シンギュラリティ・ソヴィエト…いきなり日本ではない未来の世界が舞台になり、会話がいちいちSFっぽくてかっこよかった。

 

ひかりより速く、ゆるやかに…新幹線の時が止まるという問題は少しシュールさがあるなと思いつつ、それが現実の社会でも起こっている問題と連関していくようで面白かった(SNSや物語での消費など)。最後すっきりと解決したのはよかったのだけど、結局伯父さんは犠牲になったままでなんとなくすっきり終わりすぎている感も抱いてしまった。

 

 全体的にお話を作るのが上手すぎる。
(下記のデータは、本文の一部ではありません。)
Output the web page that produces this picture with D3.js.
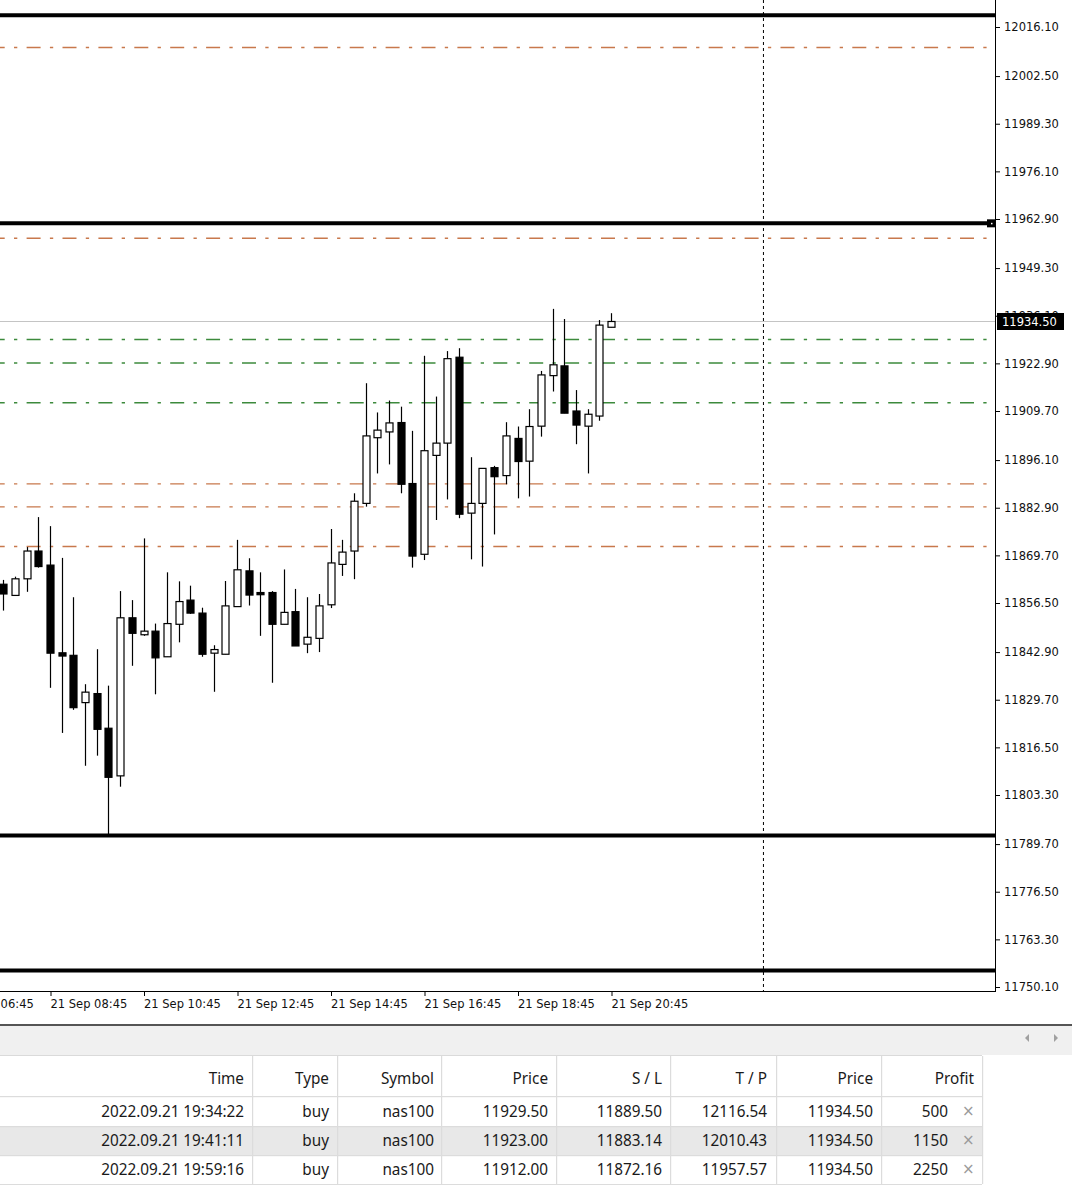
<!DOCTYPE html>
<html>
<head>
<meta charset="utf-8">
<script src="https://cdn.jsdelivr.net/npm/d3@7"></script>
<style>
	body { margin: 0; background: white; }
	svg text { font-family: "DejaVu Sans", sans-serif; }
</style>
</head>
<body>
<svg id="chart" width="1072" height="1185"></svg>
<script>
// M15 candles, 21 Sep
var candleTimes = ["07:45", "08:00", "08:15", "08:30", "08:45", "09:00", "09:15", "09:30", "09:45", "10:00",
	"10:15", "10:30", "10:45", "11:00", "11:15", "11:30", "11:45", "12:00", "12:15", "12:30",
	"12:45", "13:00", "13:15", "13:30", "13:45", "14:00", "14:15", "14:30", "14:45", "15:00",
	"15:15", "15:30", "15:45", "16:00", "16:15", "16:30", "16:45", "17:00", "17:15", "17:30",
	"17:45", "18:00", "18:15", "18:30", "18:45", "19:00", "19:15", "19:30", "19:45", "20:00",
	"20:15", "20:30", "20:45"];
var opens = [11861.7, 11858.6, 11863.2, 11870.9, 11867.0, 11842.7, 11842.0, 11828.9, 11831.4, 11821.8,
	11808.6, 11852.4, 11847.7, 11848.7, 11841.6, 11850.6, 11857.3, 11853.7, 11842.6, 11842.3,
	11855.5, 11865.4, 11859.4, 11859.4, 11850.6, 11854.1, 11845.1, 11846.7, 11856.0, 11867.2,
	11870.9, 11884.1, 11902.3, 11903.9, 11906.5, 11889.6, 11870.0, 11897.4, 11900.8, 11924.6,
	11881.4, 11884.1, 11894.0, 11891.8, 11902.1, 11895.8, 11905.5, 11919.5, 11922.2, 11909.7,
	11905.5, 11908.3, 11932.9];
var highs = [11862.9, 11863.8, 11872.0, 11880.3, 11877.8, 11869.0, 11858.1, 11834.0, 11843.7, 11833.6,
	11859.8, 11857.3, 11874.4, 11850.8, 11865.0, 11862.5, 11861.3, 11855.2, 11844.8, 11862.6,
	11874.0, 11868.9, 11865.0, 11859.8, 11865.8, 11860.4, 11858.1, 11859.0, 11877.0, 11874.0,
	11886.9, 11917.4, 11909.3, 11912.6, 11910.9, 11904.2, 11925.0, 11913.7, 11926.3, 11927.1,
	11896.9, 11893.8, 11894.5, 11906.6, 11905.4, 11910.2, 11920.8, 11938.0, 11935.2, 11915.5,
	11910.2, 11934.9, 11936.8];
var lows = [11854.4, 11858.6, 11859.6, 11866.3, 11833.0, 11820.5, 11826.9, 11811.4, 11814.2, 11791.9,
	11805.6, 11839.1, 11847.4, 11831.2, 11841.6, 11845.6, 11853.5, 11841.6, 11831.9, 11842.3,
	11855.5, 11855.8, 11847.4, 11834.4, 11850.6, 11844.6, 11842.6, 11842.9, 11855.1, 11864.0,
	11863.1, 11883.2, 11892.4, 11894.9, 11886.9, 11866.3, 11868.4, 11879.5, 11885.2, 11880.0,
	11868.6, 11866.6, 11875.5, 11889.4, 11885.5, 11886.0, 11902.6, 11915.1, 11909.1, 11900.5,
	11892.4, 11907.0, 11932.9];
var closes = [11859.0, 11863.2, 11870.9, 11866.6, 11842.6, 11841.8, 11827.5, 11831.8, 11821.5, 11808.2,
	11852.4, 11848.1, 11848.7, 11841.3, 11850.8, 11856.9, 11853.7, 11842.3, 11843.6, 11855.7,
	11865.7, 11858.7, 11858.8, 11850.6, 11853.9, 11844.6, 11847.0, 11855.7, 11867.6, 11870.6,
	11884.7, 11902.8, 11904.4, 11906.4, 11889.4, 11869.5, 11898.7, 11900.8, 11924.2, 11881.1,
	11884.1, 11893.8, 11891.5, 11902.8, 11895.7, 11905.4, 11919.7, 11922.5, 11909.1, 11905.8,
	11908.8, 11933.5, 11934.5];

var priceTicks = [12016.10, 12002.50, 11989.30, 11976.10, 11962.90, 11949.30, 11936.10, 11922.90,
	11909.70, 11896.10, 11882.90, 11869.70, 11856.50, 11842.90, 11829.70, 11816.50, 11803.30,
	11789.70, 11776.50, 11763.30, 11750.10];
var timeTicks = ["21 Sep 06:45", "21 Sep 08:45", "21 Sep 10:45", "21 Sep 12:45", "21 Sep 14:45",
	"21 Sep 16:45", "21 Sep 18:45", "21 Sep 20:45"];
var daySeparator = "22 Sep 00:00";
var levelLines = [12019.35, 11961.7, 11792.1, 11754.7];
var bidPrice = 11934.50;

// open trades
var tradeTimes = ["2022.09.21 19:34:22", "2022.09.21 19:41:11", "2022.09.21 19:59:16"];
var tradeTypes = ["buy", "buy", "buy"];
var tradeSymbols = ["nas100", "nas100", "nas100"];
var openPrices = [11929.50, 11923.00, 11912.00];
var stopLosses = [11889.50, 11883.14, 11872.16];
var takeProfits = [12116.54, 12010.43, 11957.57];
var currentPrices = [11934.50, 11934.50, 11934.50];
var profits = [500, 1150, 2250];
var headers = ["Time", "Type", "Symbol", "Price", "S / L", "T / P", "Price", "Profit"];

var svg = d3.select("#chart"),
	plotW = 996,
	plotH = 991;

var parseTime = d3.timeParse("%d %b %H:%M"),
	fmtTime = d3.timeFormat("%d %b %H:%M"),
	fmtPrice = d3.format(".2f");

var x = d3.scaleTime()
	.domain([parseTime("21 Sep 08:45"), parseTime("21 Sep 20:45")])
	.range([50, 611]);

var y = d3.scaleLinear()
	.domain([11750.1, 12016.1])
	.range([987, 27]);

svg.append("rect").attr("width", 1072).attr("height", 1185).attr("fill", "white");

svg.append("clipPath").attr("id", "plot-clip")
	.append("rect").attr("width", plotW).attr("height", plotH);

var plot = svg.append("g").attr("clip-path", "url(#plot-clip)");

// day separator
plot.append("line")
	.attr("x1", x(parseTime(daySeparator)) + 0.5)
	.attr("x2", x(parseTime(daySeparator)) + 0.5)
	.attr("y1", 0)
	.attr("y2", plotH)
	.attr("stroke", "#000")
	.attr("stroke-dasharray", "3,3");

// bid line
plot.append("line")
	.attr("x1", 0).attr("x2", plotW)
	.attr("y1", Math.round(y(bidPrice)) + 0.5)
	.attr("y2", Math.round(y(bidPrice)) + 0.5)
	.attr("stroke", "#c4c4c4");

function dashLines(values, color) {
	plot.selectAll(null)
		.data(values)
		.enter().append("line")
		.attr("x1", 0)
		.attr("x2", plotW)
		.attr("y1", function (d) { return y(d); })
		.attr("y2", function (d) { return y(d); })
		.attr("stroke", color)
		.attr("stroke-width", 1.4)
		.attr("stroke-dasharray", "14,9.3,3.3,9.3")
		.attr("stroke-dashoffset", 9.3);
}
dashLines(stopLosses, "#c8784c");
dashLines(takeProfits, "#c8784c");
dashLines(openPrices, "#3c8a3c");

// horizontal levels
plot.selectAll(null)
	.data(levelLines)
	.enter().append("line")
	.attr("x1", 0)
	.attr("x2", plotW)
	.attr("y1", function (d) { return y(d); })
	.attr("y2", function (d) { return y(d); })
	.attr("stroke", "#000")
	.attr("stroke-width", 4);

// candles
var candles = candleTimes.map(function (t, i) {
	return { t: parseTime("21 Sep " + t), o: opens[i], h: highs[i], l: lows[i], c: closes[i] };
});

var cg = plot.selectAll("g.candle")
	.data(candles)
	.enter().append("g")
	.attr("class", "candle")
	.attr("transform", function (d) { return "translate(" + Math.round(x(d.t)) + ",0)"; });

cg.append("line")
	.attr("x1", 0.5).attr("x2", 0.5)
	.attr("y1", function (d) { return y(d.h); })
	.attr("y2", function (d) { return y(d.l); })
	.attr("stroke", "#000")
	.attr("stroke-width", 1.2);

cg.append("rect")
	.attr("x", -3)
	.attr("width", 7)
	.attr("y", function (d) { return y(Math.max(d.o, d.c)); })
	.attr("height", function (d) { return Math.max(1, Math.abs(y(d.o) - y(d.c))); })
	.attr("fill", function (d) { return d.c >= d.o ? "#fff" : "#000"; })
	.attr("stroke", "#000")
	.attr("stroke-width", 1.2);

// selected level marker
svg.append("rect")
	.attr("x", 987).attr("y", y(levelLines[1]) - 4)
	.attr("width", 9).attr("height", 8)
	.attr("fill", "#000");
svg.append("rect")
	.attr("x", 991).attr("y", y(levelLines[1]) - 0.5)
	.attr("width", 1.5).attr("height", 1.5)
	.attr("fill", "#fff");

// frame
svg.append("line").attr("x1", plotW - 0.5).attr("x2", plotW - 0.5).attr("y1", 0).attr("y2", plotH)
	.attr("stroke", "#000");
svg.append("line").attr("x1", 0).attr("x2", plotW).attr("y1", plotH + 0.5).attr("y2", plotH + 0.5)
	.attr("stroke", "#000");

// price axis
var yAxis = svg.append("g")
	.attr("transform", "translate(" + plotW + ",0)")
	.call(d3.axisRight(y).tickValues(priceTicks).tickFormat(fmtPrice).tickSize(4).tickPadding(4));
yAxis.select(".domain").remove();
yAxis.selectAll("text")
	.attr("font-family", "DejaVu Sans")
	.attr("font-size", "11.5px")
	.attr("fill", "#111");

// bid label
svg.append("rect")
	.attr("x", 997).attr("y", y(bidPrice) - 8.5)
	.attr("width", 67).attr("height", 17)
	.attr("fill", "#000");
svg.append("text")
	.attr("x", 1002).attr("y", y(bidPrice) + 4.5)
	.attr("font-size", "11.5px")
	.attr("fill", "#fff")
	.text(fmtPrice(bidPrice));

// time axis
var xAxis = svg.append("g")
	.attr("transform", "translate(0," + plotH + ")")
	.call(d3.axisBottom(x).tickValues(timeTicks.map(parseTime)).tickFormat(fmtTime).tickSize(5).tickPadding(4));
xAxis.select(".domain").remove();
xAxis.selectAll(".tick line").attr("transform", "translate(0.5,0)");
xAxis.selectAll("text")
	.attr("text-anchor", "start")
	.attr("x", 0)
	.attr("y", 9)
	.attr("font-family", "DejaVu Sans")
	.attr("font-size", "11.5px")
	.attr("fill", "#111");

// toolbox strip
svg.append("rect").attr("x", 0).attr("y", 1024).attr("width", 1072).attr("height", 2).attr("fill", "#555");
svg.append("rect").attr("x", 0).attr("y", 1026).attr("width", 1072).attr("height", 29).attr("fill", "#f0f0f0");
svg.append("path").attr("d", "M1029,1034 L1025,1038 L1029,1042 Z").attr("fill", "#a0a0a0");
svg.append("path").attr("d", "M1054,1034 L1058,1038 L1054,1042 Z").attr("fill", "#a0a0a0");

// trades table
var colRight = [244, 329, 434, 548, 662, 767, 873, 974],
	colSep = [252, 337, 441, 556, 670, 776, 881, 982],
	rowTop = [1097, 1126, 1155],
	rowH = 29;

svg.append("rect").attr("x", 0).attr("y", 1055).attr("width", 982).attr("height", 1)
	.attr("fill", "#dadada");

var rows = tradeTimes.map(function (t, i) {
	return [t, tradeTypes[i], tradeSymbols[i], fmtPrice(openPrices[i]), fmtPrice(stopLosses[i]),
		fmtPrice(takeProfits[i]), fmtPrice(currentPrices[i]), String(profits[i])];
});

svg.selectAll("rect.row")
	.data(rows)
	.enter().append("rect")
	.attr("class", "row")
	.attr("x", 0)
	.attr("y", function (d, i) { return rowTop[i]; })
	.attr("width", 982)
	.attr("height", rowH)
	.attr("fill", function (d, i) { return i == 1 ? "#e8e8e8" : "#fff"; });

[1096].concat(rowTop.map(function (r) { return r + rowH; })).forEach(function (ly) {
	svg.append("rect").attr("x", 0).attr("y", ly).attr("width", 982).attr("height", 1.2)
		.attr("fill", "#dcdcdc");
});

colSep.forEach(function (cx) {
	svg.append("rect").attr("x", cx).attr("y", 1056).attr("width", 1.2).attr("height", 128)
		.attr("fill", "#dcdcdc");
});

function cellText(str, cx, cy) {
	svg.append("text")
		.attr("transform", "translate(" + cx + "," + cy + ") scale(0.9,1)")
		.attr("text-anchor", "end")
		.attr("font-size", "17px")
		.attr("fill", "#1a1a1a")
		.style("font-family", "'Noto Sans', sans-serif")
		.text(str);
}

headers.forEach(function (h, j) {
	cellText(h, colRight[j], 1084);
});

rows.forEach(function (r, i) {
	r.forEach(function (v, j) {
		var cx = j == 7 ? 948 : colRight[j];
		cellText(v, cx, rowTop[i] + 20);
	});
	svg.append("text")
		.attr("x", 962).attr("y", rowTop[i] + 19)
		.attr("font-size", "15px")
		.attr("fill", "#9a9a9a")
		.text("\u00d7");
});
</script>
</body>
</html>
よかったです。

 

 

 

 


柞刈湯葉「人間たちの話」


 同じくSFの短編集。これは去年読んだ扱いだったのだけど、最後のほうの数編をなかなか読んでいなかった。読んだのでいま読了した判定にします。

 

 緻密で濃厚というより、軽く楽しめるシュールなSF詰め合わせという印象でした。あとは作者のTwitterを感じさせるような言い回しというか、冷ややかな視点みたいなのもあってよかったです。

 

 「冬の時代」については前の日記で書いていた。感想が浅い!

 

 ほとんどが凍り付いた未来の日本をひたすら南下していく2人を描いた作品だが、切なさもありつつこの作者ならではだと思われる、ユーモアのある文章があって軽妙でよかった。SFを読んだ経験は浅いが、こういう特に短編は特に大きな展開があるわけではなく、ある状況下の日常を徒然と描く…そしてそこに凄味がある、みたいなものが多い気がする。

 

 「宇宙ラーメン重油味」は銀河系にあるラーメン屋の話なのだけど、こことかトンデモすぎて笑ってしまった。スケールが大きすぎるのだけど、なんとか分かるような分からないような。

 

 貨物船は船といっても小惑星と同程度のサイズがあるため、互いが互いを周回して連星系をなす形になる。さらに巨大生物のそれ自体による重力が加わると、小惑星・貨物船・巨大生物が三体運動によって鍋の周囲を運動しはじめた。
 おかげで巨大なドンブリの中身はカオス系の重力によって乱雑に攪拌され、太さ50センチ、長さ数キロに及ぶ麵の均一な加熱が可能となった。なお天体の三体運動は軌道が不安定なので長期的な周回はできず、やがて貨物船は太陽方向に向かって高速で射出され、帰還の燃料を節約したとのことである。

 

 面白かったです。

 

 

 

 

 

 これを見ると分かるように本当にミステリを読んでないんですね。興味が散逸している。同志少女はアガサクリスティー賞なんですけど、ミステリではない…。いちおう推理短篇としては、図書館で井上真偽「青い告白」、泡坂妻夫「球形の楽園」を読んだりはしたのだけど…。前者は推理作家協会賞候補になった短篇で緻密、後者は傑作として挙げられる大御所の作品で大胆、どちらも面白い短篇でした。

 

 あ~かなり長くなって疲れた。次に読書日記を書くときは推理小説を書けるようにしたいです。おやすみなさい。